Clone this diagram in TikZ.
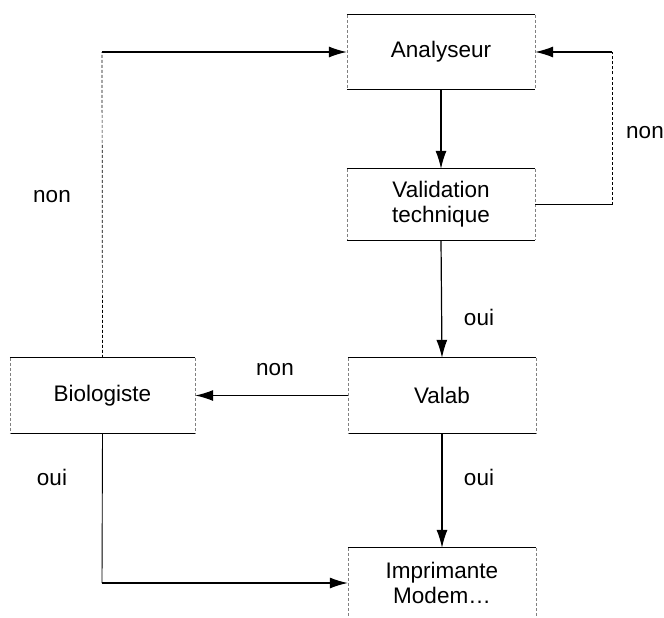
\documentclass[tikz,border=0pt]{standalone}
\usepackage{fontspec}
\setmainfont{Liberation Sans}
\usetikzlibrary{arrows.meta}
\begin{document}
\begin{tikzpicture}[x=1pt,y=-1pt,
  box/.style={minimum width=188pt,inner sep=0pt,align=center,font=\fontsize{22.5}{25}\selectfont},
  edge/.style={line width=1.2pt,-{Latex[length=18pt,width=11pt]}},
  plain/.style={line width=1.1pt},
  lbl/.style={font=\fontsize{22.5}{25}\selectfont}]
\useasboundingbox (0,0) rectangle (664,618);
\node[box,minimum height=74pt] (ana) at (441,52) {Analyseur};
\node[box,minimum height=71pt] (val) at (441,204.5) {Validation\\technique};
\node[box,minimum height=75pt] (valab) at (442,395.5) {Valab};
\node[box,minimum width=185pt,minimum height=75pt] (bio) at (102.5,395.5) {Biologiste};
\node[box,minimum height=70pt] (imp) at (442,583) {Imprimante\\Modem\ldots};
% box outlines: solid top/bottom, faint sides
\foreach \n in {ana,val,valab,bio}{
  \draw[line width=1pt] (\n.north west) -- (\n.north east);
  \draw[line width=1pt] (\n.south west) -- (\n.south east);
  \draw[line width=0.6pt,densely dashed,gray] (\n.north west) -- (\n.south west);
  \draw[line width=0.6pt,densely dashed,gray] (\n.north east) -- (\n.south east);
}
\draw[line width=1pt] (imp.north west) -- (imp.north east);
\draw[line width=0.6pt,densely dashed,gray] (imp.north west) -- (imp.south west);
\draw[line width=0.6pt,densely dashed,gray] (imp.north east) -- (imp.south east);
% connectors
\coordinate (r) at (612,0);
\draw[edge] (ana.south) -- (val.north);
\draw[plain] (val.east) -- (val.east -| r);
\draw[line width=0.7pt,densely dashed] (val.east -| r) -- (ana.east -| r);
\draw[edge] (ana.east -| r) -- (ana.east);
\node[lbl] (n1) at (645,133) {non};
\draw[edge] (val.south) -- (valab.north);
\node[lbl] (o1) at (479,317) {oui};
\draw[edge] (valab.west) -- (bio.east);
\node[lbl] (n2) at (275,370) {non};
\coordinate (bl) at (102,52);
\draw[line width=0.7pt,densely dashed] (bio.north) -- (bl);
\draw[edge] (bl) -- (ana.west);
\node[lbl] (n3) at (52,197) {non};
\coordinate (bb) at (102,583);
\draw[line width=0.9pt] (bio.south) -- (bb);
\draw[edge] (bb) -- (imp.west);
\node[lbl] (o2) at (52,477) {oui};
\draw[edge] (valab.south) -- (imp.north);
\node[lbl] (o3) at (479,477) {oui};
\end{tikzpicture}
\end{document}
━━━━
:: Required task ::
Copy the material exactly. Do not include the pictures.

:: Final answer ::
Clone this diagram in TikZ.
\documentclass[tikz,border=0pt]{standalone}
\usepackage{fontspec}
\setmainfont{Liberation Sans}
\usetikzlibrary{arrows.meta}
\begin{document}
\begin{tikzpicture}[x=1pt,y=-1pt,
  box/.style={minimum width=188pt,inner sep=0pt,align=center,font=\fontsize{22.5}{25}\selectfont},
  edge/.style={line width=1.2pt,-{Latex[length=18pt,width=11pt]}},
  plain/.style={line width=1.1pt},
  lbl/.style={font=\fontsize{22.5}{25}\selectfont}]
\useasboundingbox (0,0) rectangle (664,618);
\node[box,minimum height=74pt] (ana) at (441,52) {Analyseur};
\node[box,minimum height=71pt] (val) at (441,204.5) {Validation\\technique};
\node[box,minimum height=75pt] (valab) at (442,395.5) {Valab};
\node[box,minimum width=185pt,minimum height=75pt] (bio) at (102.5,395.5) {Biologiste};
\node[box,minimum height=70pt] (imp) at (442,583) {Imprimante\\Modem\ldots};
% box outlines: solid top/bottom, faint sides
\foreach \n in {ana,val,valab,bio}{
  \draw[line width=1pt] (\n.north west) -- (\n.north east);
  \draw[line width=1pt] (\n.south west) -- (\n.south east);
  \draw[line width=0.6pt,densely dashed,gray] (\n.north west) -- (\n.south west);
  \draw[line width=0.6pt,densely dashed,gray] (\n.north east) -- (\n.south east);
}
\draw[line width=1pt] (imp.north west) -- (imp.north east);
\draw[line width=0.6pt,densely dashed,gray] (imp.north west) -- (imp.south west);
\draw[line width=0.6pt,densely dashed,gray] (imp.north east) -- (imp.south east);
% connectors
\coordinate (r) at (612,0);
\draw[edge] (ana.south) -- (val.north);
\draw[plain] (val.east) -- (val.east -| r);
\draw[line width=0.7pt,densely dashed] (val.east -| r) -- (ana.east -| r);
\draw[edge] (ana.east -| r) -- (ana.east);
\node[lbl] (n1) at (645,133) {non};
\draw[edge] (val.south) -- (valab.north);
\node[lbl] (o1) at (479,317) {oui};
\draw[edge] (valab.west) -- (bio.east);
\node[lbl] (n2) at (275,370) {non};
\coordinate (bl) at (102,52);
\draw[line width=0.7pt,densely dashed] (bio.north) -- (bl);
\draw[edge] (bl) -- (ana.west);
\node[lbl] (n3) at (52,197) {non};
\coordinate (bb) at (102,583);
\draw[line width=0.9pt] (bio.south) -- (bb);
\draw[edge] (bb) -- (imp.west);
\node[lbl] (o2) at (52,477) {oui};
\draw[edge] (valab.south) -- (imp.north);
\node[lbl] (o3) at (479,477) {oui};
\end{tikzpicture}
\end{document}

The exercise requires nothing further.